# Tesla Organizes "Social" for Model S Owners



## JeffinAZ (Apr 5, 2016)

http://electrek.co


----------



## AEDennis (Apr 10, 2016)

It looks like a way to get some of us with older S to upgrade our cars.

It said something about Summon...

In my household, that's when I get to the garage a few minutes earlier to pull the car out for my wife.


----------



## EV_Future (Mar 15, 2016)

I would love that Summon works here in Canada the same way as in US. For now we are restricted to only use the Tesla App and have to keep pressing the button as there's no option to turn off continuos press.
But Summon itself works surprisingly good for me. The only way to make it better is to use the AP camera as well as the sonic sensors.


----------



## teslaliving (Apr 2, 2016)

AEDennis said:


> It looks like a way to get some of us with older S to upgrade our cars.
> 
> It said something about Summon...
> 
> In my household, that's when I get to the garage a few minutes earlier to pull the car out for my wife.

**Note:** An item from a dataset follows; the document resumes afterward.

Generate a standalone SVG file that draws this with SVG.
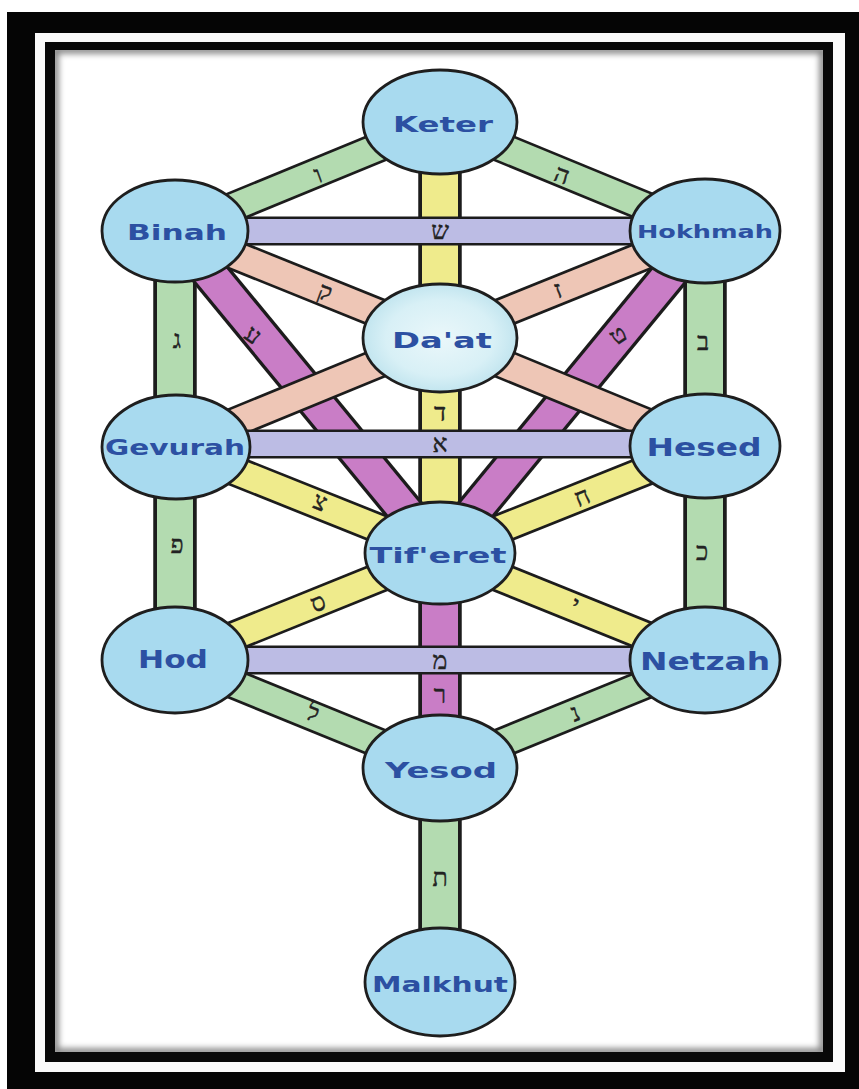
<svg xmlns="http://www.w3.org/2000/svg" width="859" height="1089" viewBox="0 0 859 1089">
<defs>
<style>
.e{stroke:#1c1c1c;stroke-width:29;stroke-linecap:butt}
.f{stroke-width:24;stroke-linecap:butt}
.gr{stroke:#b3dbb0}
.ye{stroke:#efeb8c}
.pu{stroke:#c97dc6}
.la{stroke:#bcbce4}
.pe{stroke:#eec6b6}
.node{fill:#a8daef;stroke:#1e1e1e;stroke-width:2.8}
.lbl{font-family:"DejaVu Sans","Liberation Sans",sans-serif;font-weight:bold;fill:#2c50a2;text-anchor:middle}
.heb{font-family:"Liberation Serif","DejaVu Serif",serif;font-size:25px;fill:#222;text-anchor:middle;stroke:#222;stroke-width:0.4}
</style>
<radialGradient id="daat" cx="0.5" cy="0.5" r="0.5">
<stop offset="0" stop-color="#eaf7fa"/>
<stop offset="0.7" stop-color="#d8f0f6"/>
<stop offset="1" stop-color="#c2e5ef"/>
</radialGradient>
<filter id="blur" x="-5%" y="-5%" width="110%" height="110%"><feGaussianBlur stdDeviation="3"/></filter>
<clipPath id="inner"><rect x="55" y="50" width="768" height="1002"/></clipPath>
</defs>

<g id="frame">
<rect x="7" y="12" width="852" height="1077" fill="#050505"/>
<rect x="35" y="33" width="810" height="1039" fill="#fafafa"/>
<rect x="45" y="42" width="788" height="1020" fill="#080808"/>
<rect x="55" y="50" width="768" height="1002" fill="#ffffff"/>
<rect x="55" y="50" width="768" height="1002" fill="none" stroke="#000" stroke-width="7" filter="url(#blur)" clip-path="url(#inner)" opacity="0.5"/>
</g>

<g id="connectors">
<g transform="matrix(1.5,0,0,1,-220,0)">
<g id="p-keter-tiferet"><line class="e" x1="440" y1="122" x2="440" y2="553"/><line class="f ye" x1="440" y1="122" x2="440" y2="553"/></g>
<g id="p-tiferet-yesod"><line class="e" x1="440" y1="553" x2="440" y2="768"/><line class="f pu" x1="440" y1="553" x2="440" y2="768"/></g>
<g id="p-keter-binah"><line class="e" x1="440" y1="122" x2="263.33" y2="231"/><line class="f gr" x1="440" y1="122" x2="263.33" y2="231"/></g>
<g id="p-keter-hokhmah"><line class="e" x1="440" y1="122" x2="616.67" y2="231"/><line class="f gr" x1="440" y1="122" x2="616.67" y2="231"/></g>
<g id="p-binah-gevurah"><line class="e" x1="263.33" y1="231" x2="263.33" y2="447"/><line class="f gr" x1="263.33" y1="231" x2="263.33" y2="447"/></g>
<g id="p-hokhmah-hesed"><line class="e" x1="616.67" y1="231" x2="616.67" y2="447"/><line class="f gr" x1="616.67" y1="231" x2="616.67" y2="447"/></g>
<g id="p-gevurah-hod"><line class="e" x1="263.33" y1="447" x2="263.33" y2="660"/><line class="f gr" x1="263.33" y1="447" x2="263.33" y2="660"/></g>
<g id="p-hesed-netzah"><line class="e" x1="616.67" y1="447" x2="616.67" y2="660"/><line class="f gr" x1="616.67" y1="447" x2="616.67" y2="660"/></g>
<g id="p-hod-yesod"><line class="e" x1="263.33" y1="660" x2="440" y2="768"/><line class="f gr" x1="263.33" y1="660" x2="440" y2="768"/></g>
<g id="p-netzah-yesod"><line class="e" x1="616.67" y1="660" x2="440" y2="768"/><line class="f gr" x1="616.67" y1="660" x2="440" y2="768"/></g>
<g id="p-yesod-malkhut"><line class="e" x1="440" y1="768" x2="440" y2="982"/><line class="f gr" x1="440" y1="768" x2="440" y2="982"/></g>
<g id="p-gevurah-tiferet"><line class="e" x1="263.33" y1="447" x2="440" y2="553"/><line class="f ye" x1="263.33" y1="447" x2="440" y2="553"/></g>
<g id="p-hesed-tiferet"><line class="e" x1="616.67" y1="447" x2="440" y2="553"/><line class="f ye" x1="616.67" y1="447" x2="440" y2="553"/></g>
<g id="p-tiferet-hod"><line class="e" x1="440" y1="553" x2="263.33" y2="660"/><line class="f ye" x1="440" y1="553" x2="263.33" y2="660"/></g>
<g id="p-tiferet-netzah"><line class="e" x1="440" y1="553" x2="616.67" y2="660"/><line class="f ye" x1="440" y1="553" x2="616.67" y2="660"/></g>
<g id="p-binah-tiferet"><line class="e" x1="263.33" y1="231" x2="440" y2="553"/><line class="f pu" x1="263.33" y1="231" x2="440" y2="553"/></g>
<g id="p-hokhmah-tiferet"><line class="e" x1="616.67" y1="231" x2="440" y2="553"/><line class="f pu" x1="616.67" y1="231" x2="440" y2="553"/></g>
<g id="p-binah-daat"><line class="e" x1="263.33" y1="231" x2="440" y2="338"/><line class="f pe" x1="263.33" y1="231" x2="440" y2="338"/></g>
<g id="p-hokhmah-daat"><line class="e" x1="616.67" y1="231" x2="440" y2="338"/><line class="f pe" x1="616.67" y1="231" x2="440" y2="338"/></g>
<g id="p-daat-gevurah"><line class="e" x1="440" y1="338" x2="263.33" y2="447"/><line class="f pe" x1="440" y1="338" x2="263.33" y2="447"/></g>
<g id="p-daat-hesed"><line class="e" x1="440" y1="338" x2="616.67" y2="447"/><line class="f pe" x1="440" y1="338" x2="616.67" y2="447"/></g>
<g id="p-binah-hokhmah"><line class="e" x1="263.33" y1="231" x2="616.67" y2="231"/><line class="f la" x1="263.33" y1="231" x2="616.67" y2="231"/></g>
<g id="p-gevurah-hesed"><line class="e" x1="263.33" y1="444" x2="616.67" y2="444"/><line class="f la" x1="263.33" y1="444" x2="616.67" y2="444"/></g>
<g id="p-hod-netzah"><line class="e" x1="263.33" y1="660" x2="616.67" y2="660"/><line class="f la" x1="263.33" y1="660" x2="616.67" y2="660"/></g>
</g>
<g id="letters">
<text class="heb" x="318" y="183" transform="rotate(-20 318 175)">ו</text>
<text class="heb" x="562" y="183" transform="rotate(20 562 175)">ה</text>
<text class="heb" x="440" y="239">ש</text>
<text class="heb" x="325" y="300" transform="rotate(20 325 292)">ק</text>
<text class="heb" x="558" y="298" transform="rotate(-20 558 290)">ז</text>
<text class="heb" x="177" y="348">ג</text>
<text class="heb" x="703" y="350">ב</text>
<text class="heb" x="253" y="343" transform="rotate(35 253 335)">ע</text>
<text class="heb" x="618" y="343" transform="rotate(-35 618 335)">ט</text>
<text class="heb" x="440" y="421">ד</text>
<text class="heb" x="440" y="452">א</text>
<text class="heb" x="320" y="510" transform="rotate(22 320 502)">צ</text>
<text class="heb" x="582" y="505" transform="rotate(-22 582 497)">ח</text>
<text class="heb" x="177" y="553">פ</text>
<text class="heb" x="702" y="560">כ</text>
<text class="heb" x="318" y="611" transform="rotate(-22 318 603)">ס</text>
<text class="heb" x="575" y="613" transform="rotate(22 575 605)">י</text>
<text class="heb" x="440" y="669">מ</text>
<text class="heb" x="440" y="703">ר</text>
<text class="heb" x="313" y="721" transform="rotate(22 313 713)">ל</text>
<text class="heb" x="575" y="721" transform="rotate(-22 575 713)">נ</text>
<text class="heb" x="440" y="886">ת</text>
</g>
</g>

<g id="keter"><ellipse class="node" cx="440" cy="122" rx="77" ry="52"/><text class="lbl" x="443" y="132" font-size="21" textLength="100" lengthAdjust="spacingAndGlyphs">Keter</text></g>
<g id="binah"><ellipse class="node" cx="175" cy="231" rx="73" ry="51"/><text class="lbl" x="177" y="240" font-size="22" textLength="100" lengthAdjust="spacingAndGlyphs">Binah</text></g>
<g id="hokhmah"><ellipse class="node" cx="705" cy="231" rx="75" ry="52"/><text class="lbl" x="705" y="238" font-size="17" textLength="136" lengthAdjust="spacingAndGlyphs">Hokhmah</text></g>
<g id="daat"><ellipse cx="440" cy="338" rx="77" ry="54" fill="url(#daat)" stroke="#1e1e1e" stroke-width="2.8"/><text class="lbl" x="442" y="348" font-size="22" textLength="100" lengthAdjust="spacingAndGlyphs">Da'at</text></g>
<g id="gevurah"><ellipse class="node" cx="176" cy="447" rx="74" ry="52"/><text class="lbl" x="175" y="455" font-size="22" textLength="140" lengthAdjust="spacingAndGlyphs">Gevurah</text></g>
<g id="hesed"><ellipse class="node" cx="705" cy="446" rx="75" ry="52"/><text class="lbl" x="704" y="456" font-size="24" textLength="115" lengthAdjust="spacingAndGlyphs">Hesed</text></g>
<g id="tiferet"><ellipse class="node" cx="440" cy="553" rx="75" ry="51"/><text class="lbl" x="438" y="563" font-size="22" textLength="137" lengthAdjust="spacingAndGlyphs">Tif'eret</text></g>
<g id="hod"><ellipse class="node" cx="175" cy="660" rx="73" ry="53"/><text class="lbl" x="173" y="668" font-size="24" textLength="70" lengthAdjust="spacingAndGlyphs">Hod</text></g>
<g id="netzah"><ellipse class="node" cx="705" cy="660" rx="75" ry="53"/><text class="lbl" x="705" y="670" font-size="24" textLength="130" lengthAdjust="spacingAndGlyphs">Netzah</text></g>
<g id="yesod"><ellipse class="node" cx="440" cy="768" rx="77" ry="53"/><text class="lbl" x="441" y="778" font-size="22" textLength="112" lengthAdjust="spacingAndGlyphs">Yesod</text></g>
<g id="malkhut"><ellipse class="node" cx="440" cy="982" rx="75" ry="54"/><text class="lbl" x="440" y="992" font-size="22" textLength="136" lengthAdjust="spacingAndGlyphs">Malkhut</text></g>
</svg>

They do seem to try to push upgrades. The thing is they offered me $50K on my car for a trade in and i'd have to plunk down another $50K for a new S. Then i'd end up with 1 new S.

If I instead buy a 3 when it comes out I get the latest stuff AND keep my beloved S. Much better deal.

They have a tough sell ahead. But the free appetizers and good chats are worth going for


----------



## AEDennis (Apr 10, 2016)

Finally got around to writing about our experience on this past weekend's Tesla Weekend Social.


----------



## teslaliving (Apr 2, 2016)

AEDennis said:


> Finally got around to writing about our experience on this past weekend's Tesla Weekend Social.


Great write up. Weekends are tough for me but I was interested in what it was all about. Thanks for sharing.


----------



## AEDennis (Apr 10, 2016)

teslaliving said:


> Great write up. Weekends are tough for me but I was interested in what it was all about. Thanks for sharing.


You can always make it a "destination" Tesla Social and go to one "out of state"... like Paramus, NJ, you seem to "hang out there" a bit.


----------



## teslaliving (Apr 2, 2016)

AEDennis said:


> You can always make it a "destination" Tesla Social and go to one "out of state"... like Paramus, NJ, you seem to "hang out there" a bit.


Those are family road trips. They tolerate me stealing the dryer plug barely. Not sure they'd like me to ditch them for 1/2 day on a 2 day visit

Someday everyone will get it.


----------



## Van Shrider (Apr 3, 2016)

I think we need some Reservation Holder events. Not just those who already have a Tesla.


----------



## AEDennis (Apr 10, 2016)

Van Shrider said:


> I think we need some Reservation Holder events. Not just those who already have a Tesla.


Our club is open to all... owners, reservation holders, and non-owners...


----------



## AEDennis (Apr 10, 2016)

Ok... I was in New York city last weekend, and decided to stop in and see what a Tesla Weekend Social would be like at the Paramus, NJ store... It wasn't as good as the previous experience.


----------



## Michael Russo (Oct 15, 2016)

AEDennis said:


> Ok... I was in New York city last weekend, and decided to stop in and see what a Tesla Weekend Social would be like at the Paramus, NJ store... It wasn't as good as the previous experience.


Thanks, Dennis... When I was in Houston last weekend - just missing one on 1/22 as I was flying out on Sat - the staff were implying they were doing these (of similar) _once every month_... which seemed a bit surprising and almost too good to be true... Since I'm back @ the Woodlands for the weekend of 2/18-19... we'll see... and, in any case, I'll spend some more time at the store!!


----------